SHORT PROBLEM: Copy exactly the lines from the beginning of the data down to and including the line holding "unmet_load = [0, 0, 0, 0, 0, 0]", without any pictures.

TASK DATA:
:::::

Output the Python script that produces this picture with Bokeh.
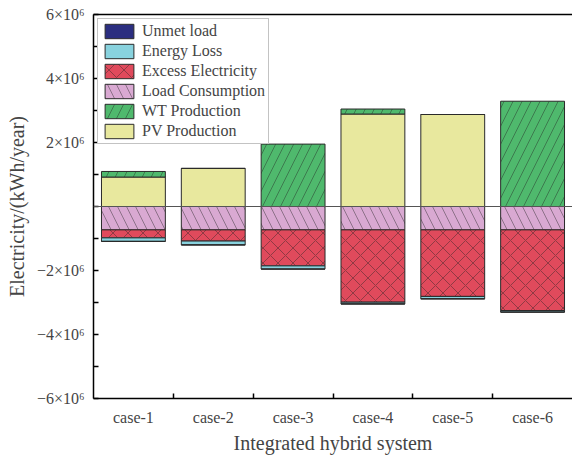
from bokeh.plotting import figure
from bokeh.models import (FixedTicker, LinearAxis, Range1d, Legend, LegendItem,
                          Span, CustomJSTickFormatter)
from bokeh.embed import file_html
from bokeh.resources import INLINE

# ---- data (kWh/year) ----
cases = ["case-1", "case-2", "case-3", "case-4", "case-5", "case-6"]
pv_production = [920000, 1190000, 0, 2890000, 2875000, 0]
wt_production = [175000, 0, 1950000, 156000, 0, 3290000]
load_consumption = [730000, 730000, 730000, 730000, 730000, 730000]
excess_electricity = [250000, 350000, 1125000, 2260000, 2080000, 2520000]
energy_loss = [110000, 120000, 100000, 55000, 75000, 50000]
unmet_load = [0, 0, 0, 0, 0, 0]

y_ticks = [-6000000, -5000000, -4000000, -3000000, -2000000, -1000000, 0,
           1000000, 2000000, 3000000, 4000000, 5000000, 6000000]

FONT = "Liberation Serif"

x = [i + 0.5 for i in range(len(cases))]

# stacking
pv_top = pv_production
wt_bot = pv_production
wt_top = [a + b for a, b in zip(pv_production, wt_production)]
load_top = [0] * len(cases)
load_bot = [-a for a in load_consumption]
ex_top = load_bot
ex_bot = [t - e for t, e in zip(ex_top, excess_electricity)]
loss_top = ex_bot
loss_bot = [t - e for t, e in zip(loss_top, energy_loss)]
un_top = loss_bot
un_bot = [t - e for t, e in zip(un_top, unmet_load)]

p = figure(width=572, height=457, output_backend="svg", toolbar_location=None,
           x_range=Range1d(0, len(cases)), y_range=Range1d(-6000000, 6000000),
           x_axis_type=None, y_axis_type=None,
           min_border_left=93, min_border_right=0, min_border_top=14,
           min_border_bottom=59)
p.outline_line_color = None
p.xgrid.visible = False
p.ygrid.visible = False
p.background_fill_color = "white"
p.border_fill_color = "white"

W = 0.8
common = dict(width=W, line_color="#2a2a2a", line_width=1,
              hatch_color="#222222", hatch_alpha=0.7, hatch_weight=0.6)

r_pv = p.vbar(x=x, bottom=[0] * len(cases), top=pv_top, fill_color="#e8e89e", **common)
r_wt = p.vbar(x=x, bottom=wt_bot, top=wt_top, fill_color="#4fb96d",
              hatch_pattern="right_diagonal_line", hatch_scale=18, **common)
r_load = p.vbar(x=x, bottom=load_bot, top=load_top, fill_color="#d9a9d2",
                hatch_pattern="left_diagonal_line", hatch_scale=18, **common)
r_ex = p.vbar(x=x, bottom=ex_bot, top=ex_top, fill_color="#e04a5c",
              hatch_pattern="diagonal_cross", hatch_scale=15, **common)
r_loss = p.vbar(x=x, bottom=loss_bot, top=loss_top, fill_color="#88d2de", **common)
r_un = p.vbar(x=x, bottom=un_bot, top=un_top, fill_color="#2b2e80", **common)

p.add_layout(Span(location=0, dimension="width", line_color="#555555", line_width=1.2))

# axes
xaxis = LinearAxis(
    ticker=FixedTicker(ticks=x, minor_ticks=list(range(1, len(cases)))),
    formatter=CustomJSTickFormatter(args=dict(labels=cases),
                                    code="return labels[Math.floor(tick)] || '';"),
    axis_label="Integrated hybrid system")
xaxis.major_tick_in = 0
xaxis.major_tick_out = 0
xaxis.minor_tick_in = 5
xaxis.minor_tick_out = 0
xaxis.minor_tick_line_color = "black"
xaxis.minor_tick_line_width = 1.5
xaxis.axis_line_width = 1.5
xaxis.major_label_standoff = 10
xaxis.major_label_text_font = FONT
xaxis.major_label_text_font_size = "16px"
xaxis.axis_label_text_font = FONT
xaxis.axis_label_text_font_size = "20px"
xaxis.axis_label_text_font_style = "normal"
xaxis.axis_label_standoff = 3
p.add_layout(xaxis, "below")

yaxis = LinearAxis(
    ticker=FixedTicker(ticks=y_ticks, minor_ticks=[]),
    formatter=CustomJSTickFormatter(code="""
        const m = Math.round(tick / 1e6);
        if (m === 0 || m % 2 !== 0) return '';
        return (m < 0 ? '\u2212' : '') + Math.abs(m) + '\u00d710\u2076';
    """),
    axis_label="Electricity/(kWh/year)")
yaxis.major_tick_in = 5
yaxis.major_tick_out = 0
yaxis.major_tick_line_width = 1.5
yaxis.axis_line_width = 1.5
yaxis.major_label_standoff = 9
yaxis.major_label_text_font = FONT
yaxis.major_label_text_font_size = "16px"
yaxis.axis_label_text_font = FONT
yaxis.axis_label_text_font_size = "20px"
yaxis.axis_label_text_font_style = "normal"
yaxis.axis_label_standoff = 6
p.add_layout(yaxis, "left")

top_axis = LinearAxis(ticker=FixedTicker(ticks=[]), major_tick_line_color=None,
                      minor_tick_line_color=None, major_label_text_font_size="0px",
                      axis_line_width=1.5)
p.add_layout(top_axis, "above")

legend = Legend(items=[
    LegendItem(label="Unmet load", renderers=[r_un]),
    LegendItem(label="Energy Loss", renderers=[r_loss]),
    LegendItem(label="Excess Electricity", renderers=[r_ex]),
    LegendItem(label="Load Consumption", renderers=[r_load]),
    LegendItem(label="WT Production", renderers=[r_wt]),
    LegendItem(label="PV Production", renderers=[r_pv]),
], location="top_left")
legend.margin = 4
legend.padding = 3
legend.spacing = 2
legend.glyph_width = 36
legend.glyph_height = 18
legend.label_height = 18
legend.label_standoff = 5
legend.label_text_font = FONT
legend.label_text_font_size = "16px"
legend.border_line_color = "#888888"
legend.border_line_width = 1
legend.background_fill_alpha = 1
p.add_layout(legend, "center")

open("out.html", "w").write(file_html(p, INLINE))
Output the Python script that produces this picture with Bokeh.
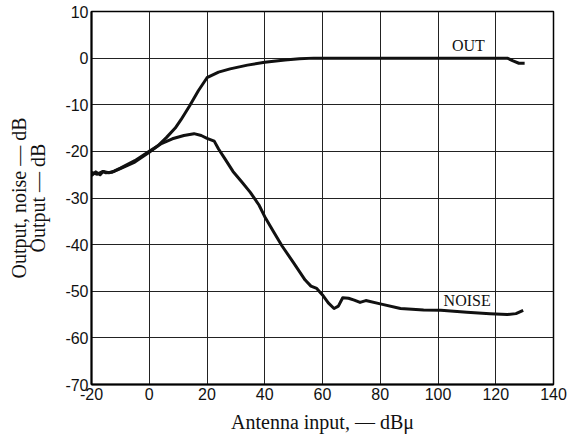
from bokeh.plotting import figure
from bokeh.models import Range1d, FixedTicker, Label
from bokeh.embed import file_html
from bokeh.resources import INLINE

# ---- data ----
x_ticks = [-20, 0, 20, 40, 60, 80, 100, 120, 140]
y_ticks = [-70, -60, -50, -40, -30, -20, -10, 0, 10]

out_x = [-20, -18.5, -17, -16, -15, -13, -10, -5, 0, 3, 6, 9, 11, 14, 17, 20,
         24, 28, 34, 40, 47, 52, 57, 70, 90, 110, 124, 126, 128, 130]
out_y = [-25.2, -24.4, -25.0, -24.3, -24.6, -24.5, -23.7, -22.3, -20.2, -18.8,
         -17.0, -15.0, -13.2, -10.2, -7.0, -4.2, -3.0, -2.3, -1.5, -0.9, -0.4,
         -0.15, 0, 0, 0, 0, 0, -0.6, -1.1, -1.1]

noise_x = [-20, -18, -16, -14, -12, -10, -5, 0, 4, 8, 12, 15.5, 18, 20, 22.5,
           24, 26, 29, 32, 35, 38, 40, 43, 46, 50, 54, 56, 58, 60, 62, 64,
           65.5, 67, 69, 71, 73, 75, 80, 87, 95, 101, 110, 118, 124, 127, 129.5]
noise_y = [-24.5, -24.9, -24.3, -24.6, -24.2, -23.6, -22.0, -20.0, -18.4, -17.3,
           -16.6, -16.2, -16.6, -17.2, -17.8, -19.5, -21.4, -24.3, -26.5, -28.8,
           -31.5, -34.0, -37.2, -40.3, -43.9, -47.6, -48.9, -49.4, -50.8, -52.5,
           -53.7, -53.2, -51.4, -51.5, -51.9, -52.4, -52.0, -52.7, -53.7, -54.0,
           -54.1, -54.5, -54.8, -55.0, -54.8, -54.1]

curve_labels = ["OUT", "NOISE"]
label_x = [110.5, 110.1]
label_y = [0.9, -53.7]

y_label_lines = ["Output, noise \u2014 dB", "Output \u2014 dB"]
x_label_text = "Antenna input, \u2014 dB\u03bc"

SERIF = "Liberation Serif"
SANS = "Liberation Sans"

p = figure(width=577, height=441,
           x_range=Range1d(-20, 140), y_range=Range1d(-70, 10),
           output_backend="svg", toolbar_location=None,
           min_border_left=91, min_border_right=24,
           min_border_top=11, min_border_bottom=57)
p.background_fill_color = "white"
p.border_fill_color = "white"
p.outline_line_color = "black"
p.outline_line_width = 1.5

# grid
p.xgrid.ticker = FixedTicker(ticks=x_ticks)
p.ygrid.ticker = FixedTicker(ticks=y_ticks)
for g in (p.xgrid, p.ygrid):
    g.grid_line_color = "#222222"
    g.grid_line_width = 1
    g.grid_line_alpha = 1.0

# axes
p.xaxis.ticker = FixedTicker(ticks=x_ticks)
p.yaxis.ticker = FixedTicker(ticks=y_ticks)
p.xaxis.major_label_overrides = {t: str(t) for t in x_ticks}
p.yaxis.major_label_overrides = {t: str(t) for t in y_ticks}
for ax in (p.xaxis, p.yaxis):
    ax.axis_line_color = "black"
    ax.axis_line_width = 2
    ax.major_tick_in = 0
    ax.major_tick_out = 0
    ax.minor_tick_line_color = None
    ax.major_label_text_font = SANS
    ax.major_label_text_font_size = "16px"
    ax.major_label_text_color = "#111111"
    ax.major_label_standoff = 3
    ax.axis_label_text_font = SERIF
    ax.axis_label_text_font_style = "normal"
    ax.axis_label_text_font_size = "20px"
    ax.axis_label_text_color = "#111111"

p.xaxis.axis_label = x_label_text
p.xaxis.axis_label_standoff = 8
p.yaxis.axis_label = "\n".join(y_label_lines)
p.yaxis.axis_label_text_line_height = 0.9
p.yaxis.axis_label_standoff = 13

# curves
p.line(out_x, out_y, line_color="#111111", line_width=3, line_join="round")
p.line(noise_x, noise_y, line_color="#111111", line_width=3, line_join="round")

for t, lx, ly in zip(curve_labels, label_x, label_y):
    p.add_layout(Label(x=lx, y=ly, text=t, text_font=SERIF,
                       text_font_size="16px", text_align="center",
                       text_baseline="bottom", text_color="#111111"))

open("out.html", "w").write(file_html(p, INLINE))
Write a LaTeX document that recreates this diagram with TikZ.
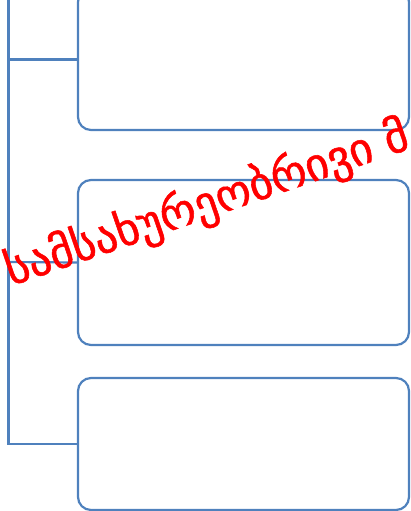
\documentclass[tikz,border=0pt]{standalone}
\usepackage{fontspec}
\newfontfamily\geofont[Script=Georgian,FakeBold=1.2]{DejaVu Sans}
\usetikzlibrary{positioning,calc}
\definecolor{boxblue}{RGB}{79,129,189}
\definecolor{stampred}{RGB}{255,0,0}

\begin{document}
\begin{tikzpicture}[x=1pt,y=-1pt,
    orgbox/.style={draw=boxblue,line width=2.2pt,rounded corners=13pt,minimum width=331pt,inner sep=0pt},
    branch/.style={draw=boxblue,line width=2.2pt}]
  \useasboundingbox (0,0) rectangle (410,511);
  \clip (0,0) rectangle (410,511);
  % boxes on the right
  \node[orgbox,minimum height=141pt] (box1) at (243.5,59.5) {};
  \node[orgbox,minimum height=165pt] (box2) at (243.5,262.5) {};
  \node[orgbox,minimum height=132pt] (box3) at (243.5,444) {};
  % trunk and branches
  \coordinate (top) at (8.5,-2);
  \coordinate (j1) at (8.5,59.5);
  \coordinate (j2) at (8.5,262);
  \coordinate (j3) at (8.5,444);
  \draw[branch] (top) -- (j3) -- (box3.west);
  \draw[branch] (j1) -- (box1.west);
  \draw[branch] (j2) -- (box2.west);
  % red stamp text
  \node[stampred,anchor=base west,rotate=19,inner sep=0pt,font=\geofont\fontsize{45}{49}\selectfont]
    (stamp) at (11,286) {სამსახურეობრივი მ};
\end{tikzpicture}
\end{document}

:::::

SOLUTION TO THE PROBLEM:
Output the Python script that produces this picture with Bokeh.
from bokeh.plotting import figure
from bokeh.models import (FixedTicker, LinearAxis, Range1d, Legend, LegendItem,
                          Span, CustomJSTickFormatter)
from bokeh.embed import file_html
from bokeh.resources import INLINE

# ---- data (kWh/year) ----
cases = ["case-1", "case-2", "case-3", "case-4", "case-5", "case-6"]
pv_production = [920000, 1190000, 0, 2890000, 2875000, 0]
wt_production = [175000, 0, 1950000, 156000, 0, 3290000]
load_consumption = [730000, 730000, 730000, 730000, 730000, 730000]
excess_electricity = [250000, 350000, 1125000, 2260000, 2080000, 2520000]
energy_loss = [110000, 120000, 100000, 55000, 75000, 50000]
unmet_load = [0, 0, 0, 0, 0, 0]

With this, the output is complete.